Will you output the lines between the ones holding "Reproduce this chart with matplotlib." and "W, H = 645, 376", inclusive, exactly as they stand, and only those lines, with the pictures left out?

(Plotting code records)
········

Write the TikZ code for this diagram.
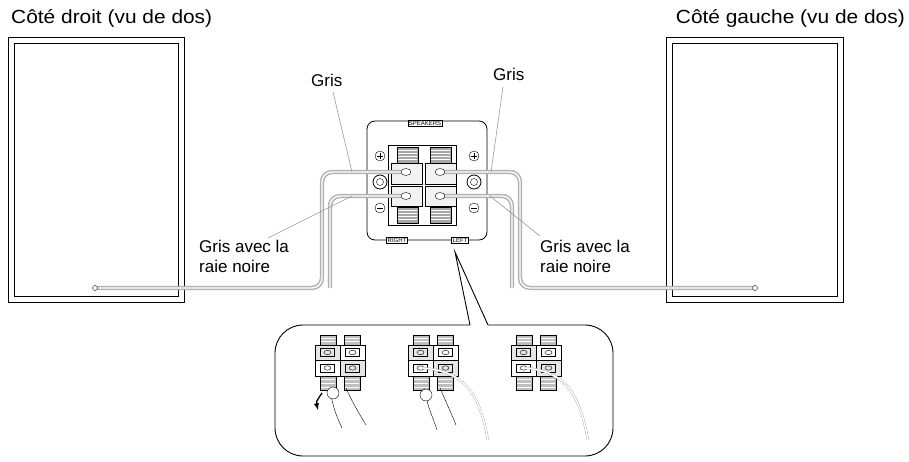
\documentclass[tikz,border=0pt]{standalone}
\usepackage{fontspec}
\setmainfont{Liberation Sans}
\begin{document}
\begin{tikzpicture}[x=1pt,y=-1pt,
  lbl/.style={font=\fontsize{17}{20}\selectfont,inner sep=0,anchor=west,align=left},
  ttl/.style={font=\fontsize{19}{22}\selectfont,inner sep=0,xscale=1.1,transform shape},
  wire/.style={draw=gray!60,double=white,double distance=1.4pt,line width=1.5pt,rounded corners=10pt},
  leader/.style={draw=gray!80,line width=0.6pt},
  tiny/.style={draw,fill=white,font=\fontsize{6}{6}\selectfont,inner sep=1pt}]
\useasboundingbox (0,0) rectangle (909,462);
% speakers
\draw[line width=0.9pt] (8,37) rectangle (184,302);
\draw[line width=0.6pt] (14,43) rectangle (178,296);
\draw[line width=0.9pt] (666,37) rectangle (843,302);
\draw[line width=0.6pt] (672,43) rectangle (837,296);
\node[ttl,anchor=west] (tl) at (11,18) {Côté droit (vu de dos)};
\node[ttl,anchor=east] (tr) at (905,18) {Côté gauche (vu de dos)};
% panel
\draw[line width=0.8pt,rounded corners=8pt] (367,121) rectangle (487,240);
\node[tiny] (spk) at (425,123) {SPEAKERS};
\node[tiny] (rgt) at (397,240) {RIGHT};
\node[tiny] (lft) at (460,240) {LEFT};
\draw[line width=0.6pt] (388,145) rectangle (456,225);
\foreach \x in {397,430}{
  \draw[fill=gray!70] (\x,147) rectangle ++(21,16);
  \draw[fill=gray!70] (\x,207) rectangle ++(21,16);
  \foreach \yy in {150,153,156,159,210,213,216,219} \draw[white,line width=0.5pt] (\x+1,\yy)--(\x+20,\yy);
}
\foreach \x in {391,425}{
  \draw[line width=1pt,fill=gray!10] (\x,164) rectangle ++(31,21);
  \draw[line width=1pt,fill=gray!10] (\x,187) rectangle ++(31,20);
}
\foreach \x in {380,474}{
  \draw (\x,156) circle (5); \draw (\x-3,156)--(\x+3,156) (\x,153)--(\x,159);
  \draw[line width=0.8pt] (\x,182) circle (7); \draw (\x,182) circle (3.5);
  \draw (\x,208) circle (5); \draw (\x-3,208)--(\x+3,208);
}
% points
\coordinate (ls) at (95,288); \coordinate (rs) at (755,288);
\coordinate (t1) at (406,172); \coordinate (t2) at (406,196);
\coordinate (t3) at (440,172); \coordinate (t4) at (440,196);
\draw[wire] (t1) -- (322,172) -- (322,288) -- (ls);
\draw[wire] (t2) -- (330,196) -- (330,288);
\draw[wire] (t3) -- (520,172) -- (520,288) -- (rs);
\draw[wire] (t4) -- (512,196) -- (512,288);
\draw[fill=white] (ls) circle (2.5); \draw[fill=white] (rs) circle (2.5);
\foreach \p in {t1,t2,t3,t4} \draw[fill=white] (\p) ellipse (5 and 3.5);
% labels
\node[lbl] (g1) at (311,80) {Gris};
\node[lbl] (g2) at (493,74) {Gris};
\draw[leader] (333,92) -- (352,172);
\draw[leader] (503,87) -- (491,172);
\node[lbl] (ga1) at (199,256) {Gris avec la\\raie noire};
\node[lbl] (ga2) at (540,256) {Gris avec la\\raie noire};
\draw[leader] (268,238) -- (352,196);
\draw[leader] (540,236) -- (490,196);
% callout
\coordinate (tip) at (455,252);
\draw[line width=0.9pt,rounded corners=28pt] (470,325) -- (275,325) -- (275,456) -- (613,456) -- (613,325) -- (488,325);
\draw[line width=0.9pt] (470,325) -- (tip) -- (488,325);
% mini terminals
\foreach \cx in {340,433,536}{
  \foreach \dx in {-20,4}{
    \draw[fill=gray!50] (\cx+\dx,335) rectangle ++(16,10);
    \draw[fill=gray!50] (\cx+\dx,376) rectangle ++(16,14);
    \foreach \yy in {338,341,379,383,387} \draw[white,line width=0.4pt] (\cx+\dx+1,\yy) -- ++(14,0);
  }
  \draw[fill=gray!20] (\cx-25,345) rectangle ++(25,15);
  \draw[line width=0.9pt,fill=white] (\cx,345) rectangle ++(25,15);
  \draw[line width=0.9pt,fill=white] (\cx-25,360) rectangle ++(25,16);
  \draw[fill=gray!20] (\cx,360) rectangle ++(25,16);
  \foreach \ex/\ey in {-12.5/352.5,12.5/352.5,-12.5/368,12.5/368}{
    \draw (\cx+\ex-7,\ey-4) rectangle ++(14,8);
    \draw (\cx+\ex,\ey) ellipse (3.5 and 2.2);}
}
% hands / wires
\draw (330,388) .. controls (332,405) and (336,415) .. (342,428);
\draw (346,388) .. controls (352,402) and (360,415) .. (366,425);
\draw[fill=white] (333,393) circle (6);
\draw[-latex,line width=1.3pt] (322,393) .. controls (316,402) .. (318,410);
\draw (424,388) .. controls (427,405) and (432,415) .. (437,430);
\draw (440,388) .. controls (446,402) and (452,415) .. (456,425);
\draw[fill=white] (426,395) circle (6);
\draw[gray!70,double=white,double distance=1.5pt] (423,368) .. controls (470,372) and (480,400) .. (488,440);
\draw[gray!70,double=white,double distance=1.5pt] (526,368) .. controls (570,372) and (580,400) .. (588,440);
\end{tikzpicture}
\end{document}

········

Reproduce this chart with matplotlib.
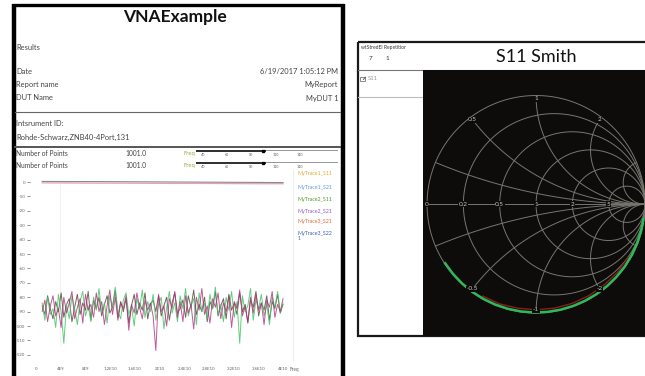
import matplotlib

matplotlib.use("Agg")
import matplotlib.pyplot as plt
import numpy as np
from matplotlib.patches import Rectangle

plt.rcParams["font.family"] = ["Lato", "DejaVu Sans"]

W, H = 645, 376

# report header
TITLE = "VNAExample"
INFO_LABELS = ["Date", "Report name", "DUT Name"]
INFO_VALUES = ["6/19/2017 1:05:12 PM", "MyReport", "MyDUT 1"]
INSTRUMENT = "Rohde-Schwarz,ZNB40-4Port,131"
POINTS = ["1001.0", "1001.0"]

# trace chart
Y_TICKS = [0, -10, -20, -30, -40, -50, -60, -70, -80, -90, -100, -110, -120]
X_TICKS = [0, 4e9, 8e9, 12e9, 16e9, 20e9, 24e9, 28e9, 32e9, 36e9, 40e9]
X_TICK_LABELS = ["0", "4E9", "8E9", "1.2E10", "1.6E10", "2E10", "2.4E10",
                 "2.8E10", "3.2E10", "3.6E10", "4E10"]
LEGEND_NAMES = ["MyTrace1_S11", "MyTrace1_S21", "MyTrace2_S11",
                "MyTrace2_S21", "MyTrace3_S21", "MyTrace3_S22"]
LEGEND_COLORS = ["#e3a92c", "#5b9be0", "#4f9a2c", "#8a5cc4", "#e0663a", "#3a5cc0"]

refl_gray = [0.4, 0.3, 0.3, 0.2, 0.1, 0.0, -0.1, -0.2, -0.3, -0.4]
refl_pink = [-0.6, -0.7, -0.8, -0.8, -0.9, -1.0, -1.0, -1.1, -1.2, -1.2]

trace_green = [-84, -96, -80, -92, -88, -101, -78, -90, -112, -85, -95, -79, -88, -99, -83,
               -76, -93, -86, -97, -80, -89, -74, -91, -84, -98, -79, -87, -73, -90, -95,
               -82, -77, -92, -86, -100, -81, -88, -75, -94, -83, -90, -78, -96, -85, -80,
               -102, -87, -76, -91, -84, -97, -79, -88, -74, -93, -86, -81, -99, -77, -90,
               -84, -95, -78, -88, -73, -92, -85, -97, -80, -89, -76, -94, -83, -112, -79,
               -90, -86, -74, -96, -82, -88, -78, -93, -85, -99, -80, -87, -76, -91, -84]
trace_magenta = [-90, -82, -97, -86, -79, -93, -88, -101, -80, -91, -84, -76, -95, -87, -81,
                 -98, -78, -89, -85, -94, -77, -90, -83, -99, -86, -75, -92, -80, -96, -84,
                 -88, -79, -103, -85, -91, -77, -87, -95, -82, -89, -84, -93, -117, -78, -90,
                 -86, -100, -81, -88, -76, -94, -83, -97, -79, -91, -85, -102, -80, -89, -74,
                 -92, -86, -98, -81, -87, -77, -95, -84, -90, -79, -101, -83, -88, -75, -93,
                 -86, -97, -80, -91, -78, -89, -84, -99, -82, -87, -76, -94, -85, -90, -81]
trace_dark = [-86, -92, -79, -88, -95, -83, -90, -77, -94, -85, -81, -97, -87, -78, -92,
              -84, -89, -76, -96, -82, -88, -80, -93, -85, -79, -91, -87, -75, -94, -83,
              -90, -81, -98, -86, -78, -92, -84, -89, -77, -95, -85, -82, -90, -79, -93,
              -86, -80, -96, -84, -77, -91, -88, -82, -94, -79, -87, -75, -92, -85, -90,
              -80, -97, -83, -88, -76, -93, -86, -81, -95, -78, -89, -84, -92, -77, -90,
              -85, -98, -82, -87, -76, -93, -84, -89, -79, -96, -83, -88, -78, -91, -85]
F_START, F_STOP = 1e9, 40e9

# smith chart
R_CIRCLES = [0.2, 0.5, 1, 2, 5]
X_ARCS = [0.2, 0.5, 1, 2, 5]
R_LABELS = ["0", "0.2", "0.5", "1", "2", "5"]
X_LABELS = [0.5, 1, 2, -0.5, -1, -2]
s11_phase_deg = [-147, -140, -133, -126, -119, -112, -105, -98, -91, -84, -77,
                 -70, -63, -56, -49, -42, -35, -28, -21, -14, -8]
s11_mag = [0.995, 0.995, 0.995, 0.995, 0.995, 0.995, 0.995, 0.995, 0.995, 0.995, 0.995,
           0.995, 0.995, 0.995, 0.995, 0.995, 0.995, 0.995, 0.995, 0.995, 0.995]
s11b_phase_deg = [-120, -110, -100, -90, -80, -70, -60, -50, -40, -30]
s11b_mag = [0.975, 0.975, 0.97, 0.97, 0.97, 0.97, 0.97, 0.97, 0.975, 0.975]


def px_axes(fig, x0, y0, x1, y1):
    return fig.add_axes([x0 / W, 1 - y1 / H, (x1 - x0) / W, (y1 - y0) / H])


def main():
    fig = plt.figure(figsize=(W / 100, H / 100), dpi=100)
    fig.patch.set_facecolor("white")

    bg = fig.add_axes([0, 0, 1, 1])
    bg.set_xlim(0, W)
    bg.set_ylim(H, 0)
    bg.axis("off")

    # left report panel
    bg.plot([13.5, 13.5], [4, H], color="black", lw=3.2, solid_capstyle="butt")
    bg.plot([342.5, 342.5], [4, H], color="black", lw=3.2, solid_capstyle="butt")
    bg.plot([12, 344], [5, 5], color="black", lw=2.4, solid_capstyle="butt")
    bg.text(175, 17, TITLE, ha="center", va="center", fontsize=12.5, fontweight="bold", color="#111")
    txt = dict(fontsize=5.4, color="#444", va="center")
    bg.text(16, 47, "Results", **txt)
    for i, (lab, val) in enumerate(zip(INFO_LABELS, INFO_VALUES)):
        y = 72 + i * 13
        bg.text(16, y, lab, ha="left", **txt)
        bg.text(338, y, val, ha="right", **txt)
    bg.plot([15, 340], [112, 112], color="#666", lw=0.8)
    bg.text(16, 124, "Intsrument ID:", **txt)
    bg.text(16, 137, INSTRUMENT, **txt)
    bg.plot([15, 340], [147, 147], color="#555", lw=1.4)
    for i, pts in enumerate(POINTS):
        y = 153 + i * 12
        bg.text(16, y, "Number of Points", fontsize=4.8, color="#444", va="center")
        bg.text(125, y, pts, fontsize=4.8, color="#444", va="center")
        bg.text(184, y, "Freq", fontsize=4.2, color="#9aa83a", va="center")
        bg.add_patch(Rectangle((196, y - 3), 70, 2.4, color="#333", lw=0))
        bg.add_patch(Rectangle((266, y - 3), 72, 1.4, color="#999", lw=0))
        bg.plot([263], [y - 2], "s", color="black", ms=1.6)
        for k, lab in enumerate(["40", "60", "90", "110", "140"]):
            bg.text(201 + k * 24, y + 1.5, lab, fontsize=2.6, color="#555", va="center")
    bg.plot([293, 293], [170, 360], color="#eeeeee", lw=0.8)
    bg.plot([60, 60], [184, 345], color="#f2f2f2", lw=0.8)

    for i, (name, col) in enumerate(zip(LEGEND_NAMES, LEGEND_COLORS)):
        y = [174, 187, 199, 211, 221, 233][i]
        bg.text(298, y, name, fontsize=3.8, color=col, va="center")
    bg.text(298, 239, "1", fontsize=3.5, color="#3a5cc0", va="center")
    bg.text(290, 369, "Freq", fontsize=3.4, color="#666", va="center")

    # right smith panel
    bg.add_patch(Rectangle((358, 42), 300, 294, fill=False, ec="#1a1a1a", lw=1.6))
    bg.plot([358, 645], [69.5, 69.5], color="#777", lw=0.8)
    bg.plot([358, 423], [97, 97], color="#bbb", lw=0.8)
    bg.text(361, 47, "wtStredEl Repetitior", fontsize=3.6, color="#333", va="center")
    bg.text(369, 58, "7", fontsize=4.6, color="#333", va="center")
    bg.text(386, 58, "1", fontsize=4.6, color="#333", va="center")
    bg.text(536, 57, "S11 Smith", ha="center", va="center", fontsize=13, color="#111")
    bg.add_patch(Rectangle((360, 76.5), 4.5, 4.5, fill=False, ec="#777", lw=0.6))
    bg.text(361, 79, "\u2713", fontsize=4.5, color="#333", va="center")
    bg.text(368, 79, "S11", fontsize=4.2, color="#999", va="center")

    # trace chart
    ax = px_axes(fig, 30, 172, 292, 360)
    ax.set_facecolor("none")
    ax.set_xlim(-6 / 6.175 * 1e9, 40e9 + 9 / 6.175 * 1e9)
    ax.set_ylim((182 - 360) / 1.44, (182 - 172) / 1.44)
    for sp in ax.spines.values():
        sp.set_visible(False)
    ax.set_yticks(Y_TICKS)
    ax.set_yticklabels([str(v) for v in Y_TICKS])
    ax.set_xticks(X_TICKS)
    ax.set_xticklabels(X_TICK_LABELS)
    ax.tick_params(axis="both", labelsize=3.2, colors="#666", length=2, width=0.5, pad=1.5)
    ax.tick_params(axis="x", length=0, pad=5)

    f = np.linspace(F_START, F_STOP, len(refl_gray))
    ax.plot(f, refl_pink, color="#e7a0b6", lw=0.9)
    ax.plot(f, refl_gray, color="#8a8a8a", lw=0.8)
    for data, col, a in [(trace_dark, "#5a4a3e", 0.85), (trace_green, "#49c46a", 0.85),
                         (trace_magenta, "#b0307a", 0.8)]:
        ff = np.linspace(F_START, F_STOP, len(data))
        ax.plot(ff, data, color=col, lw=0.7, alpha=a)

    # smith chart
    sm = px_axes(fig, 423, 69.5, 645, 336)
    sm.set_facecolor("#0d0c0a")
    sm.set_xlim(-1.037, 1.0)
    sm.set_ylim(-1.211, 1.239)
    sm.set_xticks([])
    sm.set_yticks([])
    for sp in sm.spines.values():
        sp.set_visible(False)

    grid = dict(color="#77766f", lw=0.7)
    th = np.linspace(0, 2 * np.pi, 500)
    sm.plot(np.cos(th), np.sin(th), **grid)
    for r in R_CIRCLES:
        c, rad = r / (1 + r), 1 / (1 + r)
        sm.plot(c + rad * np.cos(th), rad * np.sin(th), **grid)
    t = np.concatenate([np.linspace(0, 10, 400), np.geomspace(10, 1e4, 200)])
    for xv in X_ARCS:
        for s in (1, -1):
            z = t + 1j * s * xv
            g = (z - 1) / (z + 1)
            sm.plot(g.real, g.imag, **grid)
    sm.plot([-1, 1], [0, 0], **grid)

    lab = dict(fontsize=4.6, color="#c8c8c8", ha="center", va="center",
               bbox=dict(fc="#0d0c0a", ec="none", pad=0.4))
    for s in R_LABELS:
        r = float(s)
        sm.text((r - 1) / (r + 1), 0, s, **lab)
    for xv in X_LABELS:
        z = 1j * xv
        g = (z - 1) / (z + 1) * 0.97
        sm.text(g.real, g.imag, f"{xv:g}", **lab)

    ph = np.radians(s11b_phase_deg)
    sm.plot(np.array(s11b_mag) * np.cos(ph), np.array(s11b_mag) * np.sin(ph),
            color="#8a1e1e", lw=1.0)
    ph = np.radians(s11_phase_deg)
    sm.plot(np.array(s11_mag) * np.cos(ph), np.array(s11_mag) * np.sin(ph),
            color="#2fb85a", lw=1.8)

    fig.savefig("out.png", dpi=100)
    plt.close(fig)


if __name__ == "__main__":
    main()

········

= COMPLETE RESPONSE =
Reproduce this chart with matplotlib.
import matplotlib

matplotlib.use("Agg")
import matplotlib.pyplot as plt
import numpy as np
from matplotlib.patches import Rectangle

plt.rcParams["font.family"] = ["Lato", "DejaVu Sans"]

W, H = 645, 376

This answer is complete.